2007-09-12 04:22:46 · 11 answers · asked by Anonymous in Family & Relationships Singles & Dating

My question is someone commented that I need to work these questions in another angle. How do I do that? I don’t know how…men coming from your experiences…what drives you crazy, would the things above? And what works with you to get you to open up? Thanks for your answers in advance.

2007-09-12 04:22:54 · update #1

11 answers

I think inquisitive is just a synonym for nosy. I'm a woman too. I admit to being a nosy person. It's not our fault. It's because of the estrogen!!!
In this case though, I think you're just trying to maintain open communication with your bf and he's not receptive. He sounds a little edgy and tense. Since you are aware of the fact that he's not open to being nurtured or sharing his feelings you should decide if this is a relationship worth working to keep.

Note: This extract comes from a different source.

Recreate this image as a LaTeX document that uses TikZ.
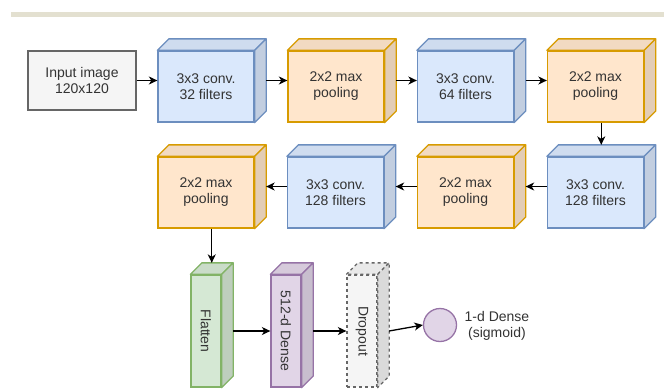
\documentclass[tikz,border=0pt]{standalone}
\usepackage{fontspec}
\setmainfont{Liberation Sans}
\usetikzlibrary{arrows.meta}
\definecolor{bluef}{HTML}{DAE8FC}\definecolor{blues}{HTML}{6C8EBF}
\definecolor{orf}{HTML}{FFE6CC}\definecolor{ors}{HTML}{D79B00}
\definecolor{grf}{HTML}{D5E8D4}\definecolor{grs}{HTML}{82B366}
\definecolor{puf}{HTML}{E1D5E7}\definecolor{pus}{HTML}{9673A6}
\definecolor{gyf}{HTML}{F5F5F5}\definecolor{gys}{HTML}{666666}
\definecolor{txt}{HTML}{333333}
\definecolor{barc}{HTML}{E3E0D0}
\newcommand\cubefaces[4]{%
  \filldraw[fill=#2!95!black,draw=#3,line width=1.3pt,line join=round,#4]
    (#1.north west) -- ([shift={(11.5,-11.5)}]#1.north west) -- ([shift={(11.5,-11.5)}]#1.north east) -- (#1.north east) -- cycle;
  \filldraw[fill=#2!89!black,draw=#3,line width=1.3pt,line join=round,#4]
    (#1.north east) -- ([shift={(11.5,-11.5)}]#1.north east) -- ([shift={(11.5,-11.5)}]#1.south east) -- (#1.south east) -- cycle;
}
\tikzset{
  face/.style={rectangle,inner sep=0pt,line width=1.3pt,text=txt,align=center,
    font=\fontsize{14}{16}\selectfont},
  hbox/.style={face,minimum width=96pt,minimum height=71pt},
  vbox/.style={face,minimum width=30pt,minimum height=112pt},
  convc/.style={hbox,fill=bluef,draw=blues},
  poolc/.style={hbox,fill=orf,draw=ors},
  arr/.style={line width=1.3pt,-{Stealth[length=8.5pt,width=8pt,inset=2.5pt]}},
}
\begin{document}
\begin{tikzpicture}[x=1pt,y=-1pt]
\useasboundingbox (0,0) rectangle (664,389);
\fill[barc] (11,12) rectangle (664,16.5);
% row 1
\node[face,minimum width=108pt,minimum height=59pt,fill=gyf,draw=gys] (input) at (82,80.5) {Input image\\120x120};
\node[convc] (conv1) at (206,86.5) {3x3 conv.\\32 filters};
\cubefaces{conv1}{bluef}{blues}{}
\node[poolc] (pool1) at (336,86.5) {2x2 max\\pooling};
\cubefaces{pool1}{orf}{ors}{}
\node[convc] (conv2) at (465.5,86.5) {3x3 conv.\\64 filters};
\cubefaces{conv2}{bluef}{blues}{}
\node[poolc] (pool2) at (595.5,86.5) {2x2 max\\pooling};
\cubefaces{pool2}{orf}{ors}{}
% row 2
\node[convc] (conv3) at (595.5,192.5) {3x3 conv.\\128 filters};
\cubefaces{conv3}{bluef}{blues}{}
\node[poolc] (pool3) at (465.5,192.5) {2x2 max\\pooling};
\cubefaces{pool3}{orf}{ors}{}
\node[convc] (conv4) at (335.5,192.5) {3x3 conv.\\128 filters};
\cubefaces{conv4}{bluef}{blues}{}
\node[poolc] (pool4) at (206,192.5) {2x2 max\\pooling};
\cubefaces{pool4}{orf}{ors}{}
% row 3
\node[vbox,fill=grf,draw=grs] (flat) at (206,331) {};
\cubefaces{flat}{grf}{grs}{}
\node[face,rotate=-90] at (flat.center) {Flatten};
\node[vbox,fill=puf,draw=pus] (dense) at (286,331) {};
\cubefaces{dense}{puf}{pus}{}
\node[face,rotate=-90] at (dense.center) {512-d Dense};
\node[vbox,fill=gyf,draw=gys,dashed] (drop) at (362,331) {};
\cubefaces{drop}{gyf}{gys}{dashed}
\node[face,rotate=-90] at (drop.center) {Dropout};
\node[circle,minimum size=33pt,inner sep=0pt,fill=puf,draw=pus,line width=1.3pt] (out) at (440,325) {};
\node[face,anchor=west] (outl) at (464,326) {1-d Dense\\(sigmoid)};
% arrows
\draw[arr] (input.east) -- ([yshift=6pt]conv1.west);
\draw[arr] ([shift={(11.5,-6)}]conv1.east) -- ([yshift=6pt]pool1.west);
\draw[arr] ([shift={(11.5,-6)}]pool1.east) -- ([yshift=6pt]conv2.west);
\draw[arr] ([shift={(11.5,-6)}]conv2.east) -- ([yshift=6pt]pool2.west);
\draw[arr] ([xshift=5.75pt]pool2.south) -- ([shift={(5.75,-11.5)}]conv3.north);
\draw[arr] ([yshift=6pt]conv3.west) -- ([shift={(11.5,-6)}]pool3.east);
\draw[arr] ([yshift=6pt]pool3.west) -- ([shift={(11.5,-6)}]conv4.east);
\draw[arr] ([yshift=6pt]conv4.west) -- ([shift={(11.5,-6)}]pool4.east);
\draw[arr] ([xshift=5.75pt]pool4.south) -- ([shift={(5.75,-11.5)}]flat.north);
\draw[arr] ([shift={(11.5,0)}]flat.east) -- (dense.west);
\draw[arr] ([shift={(11.5,0)}]dense.east) -- (drop.west);
\draw[arr] ([shift={(11.5,0)}]drop.east) -- (out.west);
\end{tikzpicture}
\end{document}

2007-09-12 04:27:15 · answer #1 · answered by what's the point 4 · 0 1

It's good to be inquisitive about your bf or man. That means you're so interested to get to know him.
Be sure that the way you ask this is not "nagging."
Ask in a creative, subtle way that you don't sound jealous or a ******.
when you ask these stuff or various inquisitions, be sure that he is in the right mood so timing has to be right, ok.
i tell you... men can be even as more complex and complicated to understand than women.
at times men wants to feel just be men.
but it is good you care for him and show affection.
good luck.
here's a good one: google your bf but be strong on what you may find. best way to google a person is write his code or email address and voilà!
though that's being nosy yet there are facts you'll know that he wont reveal that google may give you the answer but remember, past is past... (usually what you'll find in google are long past gone or recent past) so be sure to know how to discern well the good and bad info.

anyway good luck!

2007-09-12 04:30:11 · answer #2 · answered by Rio Negro 2 · 0 0

Well, your not a nosy person. I'm like you too, I need information to work with to get a clear picture of the situation.

If your trying to work a different "angle" on your question-asking try active listening. However, this also may seem like more question asking.
In active listening you return what your BF told you in a form of a question that gets him to feel like your understanding him and thus he releases more details. Active listening is used a lot with kids, and it should work with your BF cause he sounds like a kid--- sor'we, but he does.
Asking question does feel intrusive. Sometimes a guy wants the matter to just be settled, but it never really is settled with us. Sometimes we do need proding to get to the heart of the matter, and usually the heart of the matter is very sensitive.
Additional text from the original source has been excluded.